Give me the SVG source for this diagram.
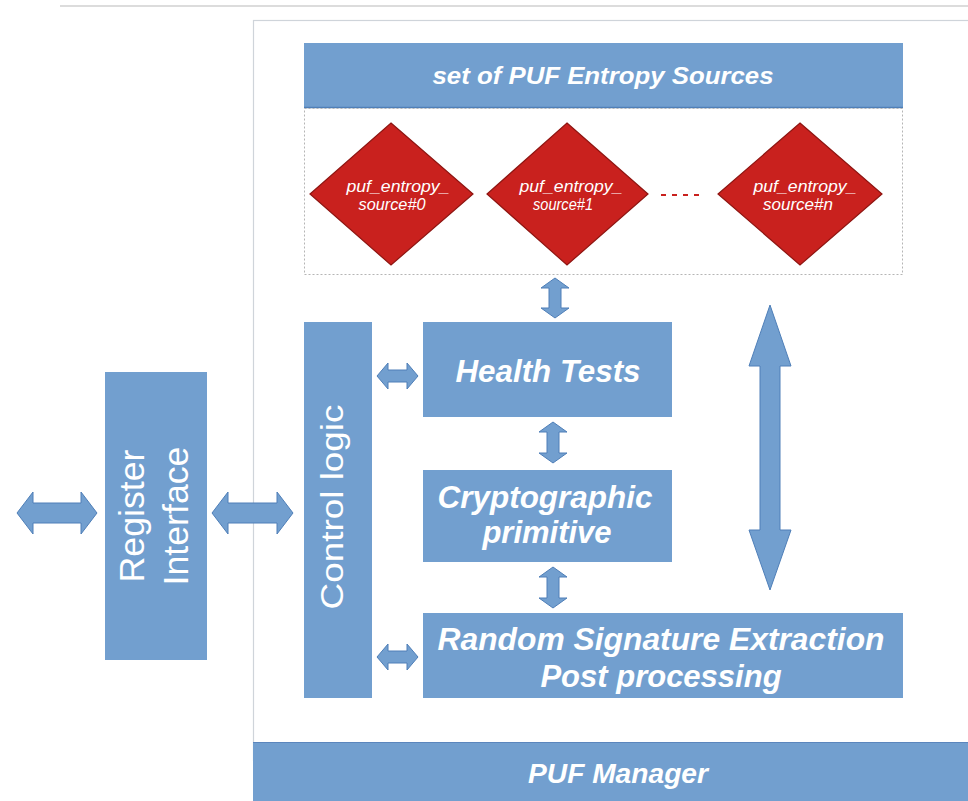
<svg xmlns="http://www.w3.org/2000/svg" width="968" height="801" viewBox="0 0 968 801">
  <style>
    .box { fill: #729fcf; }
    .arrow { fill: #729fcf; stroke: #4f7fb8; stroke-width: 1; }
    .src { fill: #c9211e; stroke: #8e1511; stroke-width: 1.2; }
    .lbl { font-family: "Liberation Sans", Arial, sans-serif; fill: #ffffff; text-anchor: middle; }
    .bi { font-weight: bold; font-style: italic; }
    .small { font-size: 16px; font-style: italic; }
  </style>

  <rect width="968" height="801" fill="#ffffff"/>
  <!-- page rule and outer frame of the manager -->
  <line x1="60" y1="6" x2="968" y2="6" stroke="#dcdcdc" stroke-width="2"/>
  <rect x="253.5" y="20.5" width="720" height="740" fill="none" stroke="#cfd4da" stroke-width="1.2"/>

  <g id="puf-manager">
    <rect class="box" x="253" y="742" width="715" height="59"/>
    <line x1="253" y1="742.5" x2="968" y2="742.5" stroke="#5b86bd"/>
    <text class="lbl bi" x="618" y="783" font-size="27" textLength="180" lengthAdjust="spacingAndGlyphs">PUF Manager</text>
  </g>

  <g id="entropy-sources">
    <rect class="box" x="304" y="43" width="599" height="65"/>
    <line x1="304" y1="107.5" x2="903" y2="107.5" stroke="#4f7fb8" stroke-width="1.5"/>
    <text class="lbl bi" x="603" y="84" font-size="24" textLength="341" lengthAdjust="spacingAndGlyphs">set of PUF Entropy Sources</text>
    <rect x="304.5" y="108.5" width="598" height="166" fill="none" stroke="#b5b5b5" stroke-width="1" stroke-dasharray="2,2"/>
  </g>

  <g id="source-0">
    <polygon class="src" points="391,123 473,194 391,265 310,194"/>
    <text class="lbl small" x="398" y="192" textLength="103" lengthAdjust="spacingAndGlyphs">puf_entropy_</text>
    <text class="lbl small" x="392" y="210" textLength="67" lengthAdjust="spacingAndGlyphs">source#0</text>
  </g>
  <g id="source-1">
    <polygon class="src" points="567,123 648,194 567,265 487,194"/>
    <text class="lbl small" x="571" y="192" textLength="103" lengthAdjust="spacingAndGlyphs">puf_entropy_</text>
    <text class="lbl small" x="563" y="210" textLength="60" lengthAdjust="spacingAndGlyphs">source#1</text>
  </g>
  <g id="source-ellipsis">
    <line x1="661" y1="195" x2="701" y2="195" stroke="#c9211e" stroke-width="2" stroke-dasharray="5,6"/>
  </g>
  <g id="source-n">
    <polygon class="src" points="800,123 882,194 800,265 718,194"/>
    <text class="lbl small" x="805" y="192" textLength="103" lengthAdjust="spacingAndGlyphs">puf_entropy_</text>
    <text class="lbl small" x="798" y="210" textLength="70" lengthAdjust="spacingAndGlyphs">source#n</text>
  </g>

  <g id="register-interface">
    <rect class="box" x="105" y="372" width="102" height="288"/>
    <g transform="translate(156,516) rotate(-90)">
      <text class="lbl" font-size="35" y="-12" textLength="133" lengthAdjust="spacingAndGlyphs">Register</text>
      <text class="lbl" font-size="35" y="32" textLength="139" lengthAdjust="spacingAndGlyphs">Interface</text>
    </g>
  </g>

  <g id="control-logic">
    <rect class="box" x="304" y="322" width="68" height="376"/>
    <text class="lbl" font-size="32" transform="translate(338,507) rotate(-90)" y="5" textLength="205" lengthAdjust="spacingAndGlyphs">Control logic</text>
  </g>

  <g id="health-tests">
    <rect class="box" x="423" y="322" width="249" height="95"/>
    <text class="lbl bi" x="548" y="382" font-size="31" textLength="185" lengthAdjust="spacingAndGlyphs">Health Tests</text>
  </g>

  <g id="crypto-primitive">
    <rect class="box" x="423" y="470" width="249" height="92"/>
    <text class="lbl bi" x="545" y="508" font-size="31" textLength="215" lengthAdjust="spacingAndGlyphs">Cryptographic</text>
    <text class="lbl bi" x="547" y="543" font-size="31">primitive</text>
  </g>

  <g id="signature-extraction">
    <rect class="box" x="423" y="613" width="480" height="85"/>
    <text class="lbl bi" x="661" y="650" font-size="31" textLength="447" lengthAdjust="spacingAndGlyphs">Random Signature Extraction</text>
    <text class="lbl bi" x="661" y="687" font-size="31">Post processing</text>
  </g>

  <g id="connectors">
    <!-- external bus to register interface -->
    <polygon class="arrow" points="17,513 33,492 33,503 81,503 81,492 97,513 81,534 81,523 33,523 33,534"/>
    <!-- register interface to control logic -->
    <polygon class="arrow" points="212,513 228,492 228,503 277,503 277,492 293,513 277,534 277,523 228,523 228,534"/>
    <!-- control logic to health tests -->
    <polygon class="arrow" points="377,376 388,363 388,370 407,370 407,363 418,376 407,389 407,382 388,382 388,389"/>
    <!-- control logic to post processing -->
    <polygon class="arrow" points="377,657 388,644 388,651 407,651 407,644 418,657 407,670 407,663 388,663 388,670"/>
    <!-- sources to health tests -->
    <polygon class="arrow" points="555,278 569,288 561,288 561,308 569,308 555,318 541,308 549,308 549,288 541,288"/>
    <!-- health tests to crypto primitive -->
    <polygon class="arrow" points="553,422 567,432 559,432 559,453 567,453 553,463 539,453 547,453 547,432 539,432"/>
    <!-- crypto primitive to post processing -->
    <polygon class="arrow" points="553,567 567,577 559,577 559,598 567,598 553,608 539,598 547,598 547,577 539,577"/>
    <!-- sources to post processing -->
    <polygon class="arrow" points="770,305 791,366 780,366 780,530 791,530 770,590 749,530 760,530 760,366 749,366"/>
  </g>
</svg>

■ **REQUIREMENT**:
Reproduce the material in its entirety and word for word, without the pictures.

■ **TASK OUTPUT**:
Give me the SVG source for this diagram.
<svg xmlns="http://www.w3.org/2000/svg" width="968" height="801" viewBox="0 0 968 801">
  <style>
    .box { fill: #729fcf; }
    .arrow { fill: #729fcf; stroke: #4f7fb8; stroke-width: 1; }
    .src { fill: #c9211e; stroke: #8e1511; stroke-width: 1.2; }
    .lbl { font-family: "Liberation Sans", Arial, sans-serif; fill: #ffffff; text-anchor: middle; }
    .bi { font-weight: bold; font-style: italic; }
    .small { font-size: 16px; font-style: italic; }
  </style>

  <rect width="968" height="801" fill="#ffffff"/>
  <!-- page rule and outer frame of the manager -->
  <line x1="60" y1="6" x2="968" y2="6" stroke="#dcdcdc" stroke-width="2"/>
  <rect x="253.5" y="20.5" width="720" height="740" fill="none" stroke="#cfd4da" stroke-width="1.2"/>

  <g id="puf-manager">
    <rect class="box" x="253" y="742" width="715" height="59"/>
    <line x1="253" y1="742.5" x2="968" y2="742.5" stroke="#5b86bd"/>
    <text class="lbl bi" x="618" y="783" font-size="27" textLength="180" lengthAdjust="spacingAndGlyphs">PUF Manager</text>
  </g>

  <g id="entropy-sources">
    <rect class="box" x="304" y="43" width="599" height="65"/>
    <line x1="304" y1="107.5" x2="903" y2="107.5" stroke="#4f7fb8" stroke-width="1.5"/>
    <text class="lbl bi" x="603" y="84" font-size="24" textLength="341" lengthAdjust="spacingAndGlyphs">set of PUF Entropy Sources</text>
    <rect x="304.5" y="108.5" width="598" height="166" fill="none" stroke="#b5b5b5" stroke-width="1" stroke-dasharray="2,2"/>
  </g>

  <g id="source-0">
    <polygon class="src" points="391,123 473,194 391,265 310,194"/>
    <text class="lbl small" x="398" y="192" textLength="103" lengthAdjust="spacingAndGlyphs">puf_entropy_</text>
    <text class="lbl small" x="392" y="210" textLength="67" lengthAdjust="spacingAndGlyphs">source#0</text>
  </g>
  <g id="source-1">
    <polygon class="src" points="567,123 648,194 567,265 487,194"/>
    <text class="lbl small" x="571" y="192" textLength="103" lengthAdjust="spacingAndGlyphs">puf_entropy_</text>
    <text class="lbl small" x="563" y="210" textLength="60" lengthAdjust="spacingAndGlyphs">source#1</text>
  </g>
  <g id="source-ellipsis">
    <line x1="661" y1="195" x2="701" y2="195" stroke="#c9211e" stroke-width="2" stroke-dasharray="5,6"/>
  </g>
  <g id="source-n">
    <polygon class="src" points="800,123 882,194 800,265 718,194"/>
    <text class="lbl small" x="805" y="192" textLength="103" lengthAdjust="spacingAndGlyphs">puf_entropy_</text>
    <text class="lbl small" x="798" y="210" textLength="70" lengthAdjust="spacingAndGlyphs">source#n</text>
  </g>

  <g id="register-interface">
    <rect class="box" x="105" y="372" width="102" height="288"/>
    <g transform="translate(156,516) rotate(-90)">
      <text class="lbl" font-size="35" y="-12" textLength="133" lengthAdjust="spacingAndGlyphs">Register</text>
      <text class="lbl" font-size="35" y="32" textLength="139" lengthAdjust="spacingAndGlyphs">Interface</text>
    </g>
  </g>

  <g id="control-logic">
    <rect class="box" x="304" y="322" width="68" height="376"/>
    <text class="lbl" font-size="32" transform="translate(338,507) rotate(-90)" y="5" textLength="205" lengthAdjust="spacingAndGlyphs">Control logic</text>
  </g>

  <g id="health-tests">
    <rect class="box" x="423" y="322" width="249" height="95"/>
    <text class="lbl bi" x="548" y="382" font-size="31" textLength="185" lengthAdjust="spacingAndGlyphs">Health Tests</text>
  </g>

  <g id="crypto-primitive">
    <rect class="box" x="423" y="470" width="249" height="92"/>
    <text class="lbl bi" x="545" y="508" font-size="31" textLength="215" lengthAdjust="spacingAndGlyphs">Cryptographic</text>
    <text class="lbl bi" x="547" y="543" font-size="31">primitive</text>
  </g>

  <g id="signature-extraction">
    <rect class="box" x="423" y="613" width="480" height="85"/>
    <text class="lbl bi" x="661" y="650" font-size="31" textLength="447" lengthAdjust="spacingAndGlyphs">Random Signature Extraction</text>
    <text class="lbl bi" x="661" y="687" font-size="31">Post processing</text>
  </g>

  <g id="connectors">
    <!-- external bus to register interface -->
    <polygon class="arrow" points="17,513 33,492 33,503 81,503 81,492 97,513 81,534 81,523 33,523 33,534"/>
    <!-- register interface to control logic -->
    <polygon class="arrow" points="212,513 228,492 228,503 277,503 277,492 293,513 277,534 277,523 228,523 228,534"/>
    <!-- control logic to health tests -->
    <polygon class="arrow" points="377,376 388,363 388,370 407,370 407,363 418,376 407,389 407,382 388,382 388,389"/>
    <!-- control logic to post processing -->
    <polygon class="arrow" points="377,657 388,644 388,651 407,651 407,644 418,657 407,670 407,663 388,663 388,670"/>
    <!-- sources to health tests -->
    <polygon class="arrow" points="555,278 569,288 561,288 561,308 569,308 555,318 541,308 549,308 549,288 541,288"/>
    <!-- health tests to crypto primitive -->
    <polygon class="arrow" points="553,422 567,432 559,432 559,453 567,453 553,463 539,453 547,453 547,432 539,432"/>
    <!-- crypto primitive to post processing -->
    <polygon class="arrow" points="553,567 567,577 559,577 559,598 567,598 553,608 539,598 547,598 547,577 539,577"/>
    <!-- sources to post processing -->
    <polygon class="arrow" points="770,305 791,366 780,366 780,530 791,530 770,590 749,530 760,530 760,366 749,366"/>
  </g>
</svg>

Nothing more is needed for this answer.